(RECORDS PROVIDED)

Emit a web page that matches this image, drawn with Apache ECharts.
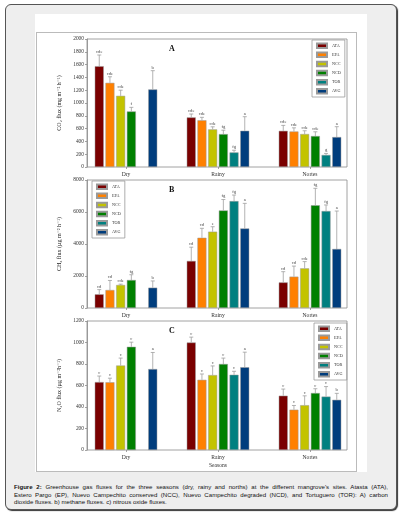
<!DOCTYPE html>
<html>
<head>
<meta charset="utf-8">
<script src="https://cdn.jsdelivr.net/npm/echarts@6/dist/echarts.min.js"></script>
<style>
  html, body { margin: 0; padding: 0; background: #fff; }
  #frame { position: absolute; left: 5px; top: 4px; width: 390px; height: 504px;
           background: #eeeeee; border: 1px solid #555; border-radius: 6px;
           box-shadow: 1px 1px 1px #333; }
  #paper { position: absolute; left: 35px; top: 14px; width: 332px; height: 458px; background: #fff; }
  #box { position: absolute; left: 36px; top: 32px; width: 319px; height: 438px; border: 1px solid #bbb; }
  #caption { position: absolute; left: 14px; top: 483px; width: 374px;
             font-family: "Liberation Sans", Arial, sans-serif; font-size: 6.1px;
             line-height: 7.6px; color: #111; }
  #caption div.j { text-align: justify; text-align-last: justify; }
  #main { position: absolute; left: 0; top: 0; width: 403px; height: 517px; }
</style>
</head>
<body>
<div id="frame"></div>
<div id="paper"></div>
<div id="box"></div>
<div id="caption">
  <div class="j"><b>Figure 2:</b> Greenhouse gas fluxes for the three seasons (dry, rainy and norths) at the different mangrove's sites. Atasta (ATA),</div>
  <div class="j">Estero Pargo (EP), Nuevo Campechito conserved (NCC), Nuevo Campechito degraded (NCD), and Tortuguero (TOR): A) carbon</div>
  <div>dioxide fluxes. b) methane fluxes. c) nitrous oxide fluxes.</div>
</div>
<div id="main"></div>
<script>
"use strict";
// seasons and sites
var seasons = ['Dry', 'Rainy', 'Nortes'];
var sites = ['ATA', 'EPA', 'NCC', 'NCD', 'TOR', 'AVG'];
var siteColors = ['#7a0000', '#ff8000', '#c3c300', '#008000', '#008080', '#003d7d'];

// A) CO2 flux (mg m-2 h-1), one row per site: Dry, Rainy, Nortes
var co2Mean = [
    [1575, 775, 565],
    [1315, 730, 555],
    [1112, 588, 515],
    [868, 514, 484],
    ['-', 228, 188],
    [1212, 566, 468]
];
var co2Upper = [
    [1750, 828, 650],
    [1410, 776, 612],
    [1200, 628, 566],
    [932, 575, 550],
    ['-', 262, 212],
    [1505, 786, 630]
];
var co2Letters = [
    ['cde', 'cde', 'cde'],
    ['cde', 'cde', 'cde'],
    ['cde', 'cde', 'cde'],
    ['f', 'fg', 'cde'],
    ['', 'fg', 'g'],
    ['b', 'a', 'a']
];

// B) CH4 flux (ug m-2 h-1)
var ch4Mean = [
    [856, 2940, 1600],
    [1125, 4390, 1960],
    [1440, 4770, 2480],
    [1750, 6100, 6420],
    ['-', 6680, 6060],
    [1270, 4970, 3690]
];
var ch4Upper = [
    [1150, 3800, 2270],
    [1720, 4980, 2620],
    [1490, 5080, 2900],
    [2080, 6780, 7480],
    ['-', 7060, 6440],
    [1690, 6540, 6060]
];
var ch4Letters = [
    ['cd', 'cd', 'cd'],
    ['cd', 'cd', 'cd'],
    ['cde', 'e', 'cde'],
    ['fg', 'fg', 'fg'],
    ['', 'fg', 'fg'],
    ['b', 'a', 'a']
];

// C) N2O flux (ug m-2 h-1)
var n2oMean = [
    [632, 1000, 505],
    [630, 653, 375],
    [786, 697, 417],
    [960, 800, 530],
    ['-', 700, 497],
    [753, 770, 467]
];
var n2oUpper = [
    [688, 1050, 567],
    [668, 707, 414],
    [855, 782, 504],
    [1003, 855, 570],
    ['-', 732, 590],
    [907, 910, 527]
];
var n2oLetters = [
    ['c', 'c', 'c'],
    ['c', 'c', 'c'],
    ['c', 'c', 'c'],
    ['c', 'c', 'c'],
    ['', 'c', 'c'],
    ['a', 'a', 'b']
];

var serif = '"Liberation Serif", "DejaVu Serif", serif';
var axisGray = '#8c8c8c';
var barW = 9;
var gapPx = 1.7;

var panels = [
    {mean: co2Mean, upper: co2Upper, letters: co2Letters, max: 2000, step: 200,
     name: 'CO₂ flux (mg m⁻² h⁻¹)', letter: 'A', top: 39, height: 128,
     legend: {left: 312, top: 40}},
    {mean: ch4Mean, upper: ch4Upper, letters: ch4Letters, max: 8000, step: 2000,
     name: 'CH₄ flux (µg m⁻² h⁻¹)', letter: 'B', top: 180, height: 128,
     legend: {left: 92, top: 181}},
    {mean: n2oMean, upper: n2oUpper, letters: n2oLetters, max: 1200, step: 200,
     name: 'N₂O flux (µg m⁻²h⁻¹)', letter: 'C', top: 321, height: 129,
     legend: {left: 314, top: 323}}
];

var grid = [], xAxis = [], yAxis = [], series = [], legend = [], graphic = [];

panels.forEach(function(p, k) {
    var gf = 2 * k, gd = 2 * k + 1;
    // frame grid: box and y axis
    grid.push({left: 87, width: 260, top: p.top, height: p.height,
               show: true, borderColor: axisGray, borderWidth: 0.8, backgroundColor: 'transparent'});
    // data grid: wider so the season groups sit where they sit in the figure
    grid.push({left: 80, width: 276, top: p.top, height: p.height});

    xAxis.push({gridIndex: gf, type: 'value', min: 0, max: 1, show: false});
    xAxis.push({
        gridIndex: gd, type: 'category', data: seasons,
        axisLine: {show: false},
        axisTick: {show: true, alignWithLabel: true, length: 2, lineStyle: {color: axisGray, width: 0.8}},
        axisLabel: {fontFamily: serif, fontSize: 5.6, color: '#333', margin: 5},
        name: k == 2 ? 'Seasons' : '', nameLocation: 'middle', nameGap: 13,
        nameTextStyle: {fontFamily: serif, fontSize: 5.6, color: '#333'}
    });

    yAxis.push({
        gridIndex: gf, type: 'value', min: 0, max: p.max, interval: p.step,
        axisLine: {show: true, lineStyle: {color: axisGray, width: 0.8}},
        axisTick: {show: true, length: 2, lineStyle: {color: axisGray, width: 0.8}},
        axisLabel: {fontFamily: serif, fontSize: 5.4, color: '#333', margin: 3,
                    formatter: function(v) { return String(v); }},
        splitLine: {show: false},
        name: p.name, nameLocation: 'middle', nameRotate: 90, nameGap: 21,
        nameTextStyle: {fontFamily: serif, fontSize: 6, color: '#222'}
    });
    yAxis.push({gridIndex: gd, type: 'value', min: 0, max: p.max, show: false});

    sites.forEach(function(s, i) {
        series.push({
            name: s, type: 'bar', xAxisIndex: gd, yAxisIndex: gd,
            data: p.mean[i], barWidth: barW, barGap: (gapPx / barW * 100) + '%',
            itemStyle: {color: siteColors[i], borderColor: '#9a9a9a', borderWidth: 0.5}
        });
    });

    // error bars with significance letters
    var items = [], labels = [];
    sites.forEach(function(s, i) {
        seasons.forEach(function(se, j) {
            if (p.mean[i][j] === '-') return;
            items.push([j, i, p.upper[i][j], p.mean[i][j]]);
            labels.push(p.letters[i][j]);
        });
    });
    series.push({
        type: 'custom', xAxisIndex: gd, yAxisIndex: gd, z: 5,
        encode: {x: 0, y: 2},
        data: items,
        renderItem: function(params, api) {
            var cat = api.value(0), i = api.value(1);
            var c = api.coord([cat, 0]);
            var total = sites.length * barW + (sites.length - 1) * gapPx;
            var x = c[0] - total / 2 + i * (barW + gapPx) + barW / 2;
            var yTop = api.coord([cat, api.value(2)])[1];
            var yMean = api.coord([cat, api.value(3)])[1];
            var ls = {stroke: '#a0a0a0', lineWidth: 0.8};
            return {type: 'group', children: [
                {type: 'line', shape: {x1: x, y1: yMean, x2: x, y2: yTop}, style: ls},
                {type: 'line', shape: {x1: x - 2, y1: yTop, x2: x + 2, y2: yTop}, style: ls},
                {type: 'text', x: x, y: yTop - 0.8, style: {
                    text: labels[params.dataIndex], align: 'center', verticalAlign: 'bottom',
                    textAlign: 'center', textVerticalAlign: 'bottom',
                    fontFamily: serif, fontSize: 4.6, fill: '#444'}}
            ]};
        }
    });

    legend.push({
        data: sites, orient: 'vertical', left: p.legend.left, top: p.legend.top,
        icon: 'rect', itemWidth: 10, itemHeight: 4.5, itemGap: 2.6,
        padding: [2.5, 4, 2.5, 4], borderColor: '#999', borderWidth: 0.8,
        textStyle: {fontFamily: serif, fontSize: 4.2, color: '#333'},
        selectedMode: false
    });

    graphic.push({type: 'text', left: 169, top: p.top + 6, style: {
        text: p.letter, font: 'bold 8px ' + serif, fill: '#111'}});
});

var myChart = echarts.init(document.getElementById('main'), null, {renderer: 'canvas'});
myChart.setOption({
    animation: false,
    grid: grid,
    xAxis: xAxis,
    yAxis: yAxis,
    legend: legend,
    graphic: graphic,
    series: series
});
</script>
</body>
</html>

--

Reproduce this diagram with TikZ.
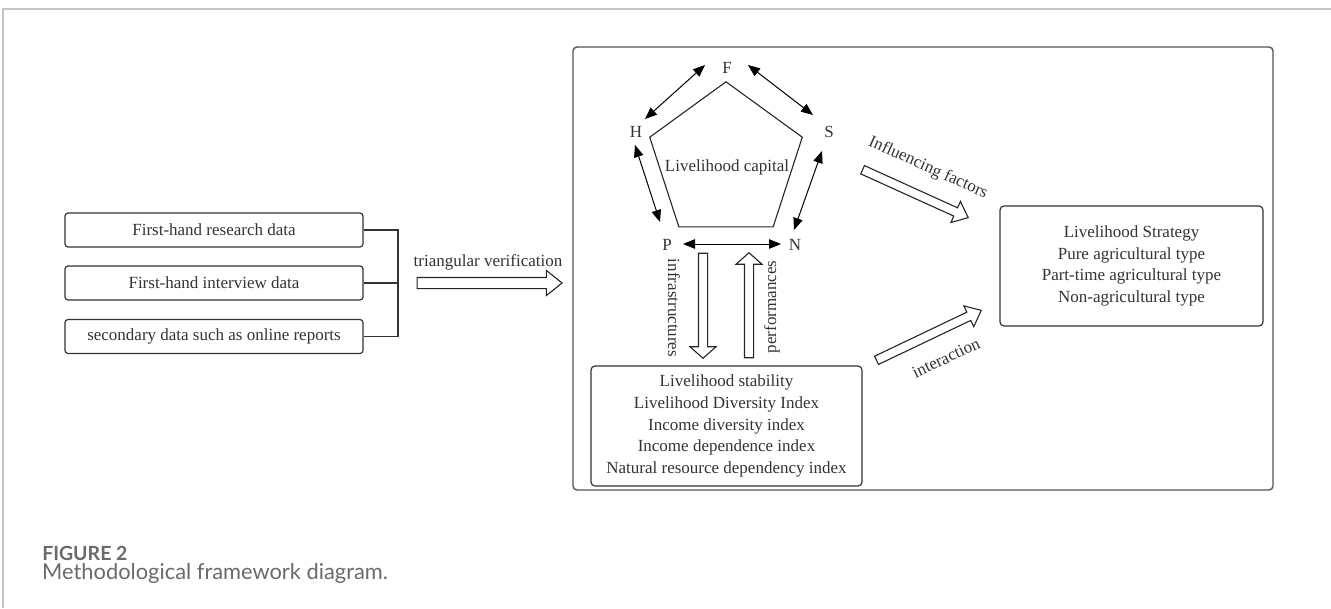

(SET EXERCISE)
Identify each line containing the string "this" and copy it out.

(SOLVED PROBLEM)
Emit a web page that matches this image, drawn with Apache ECharts.
Reproduce this diagram with TikZ.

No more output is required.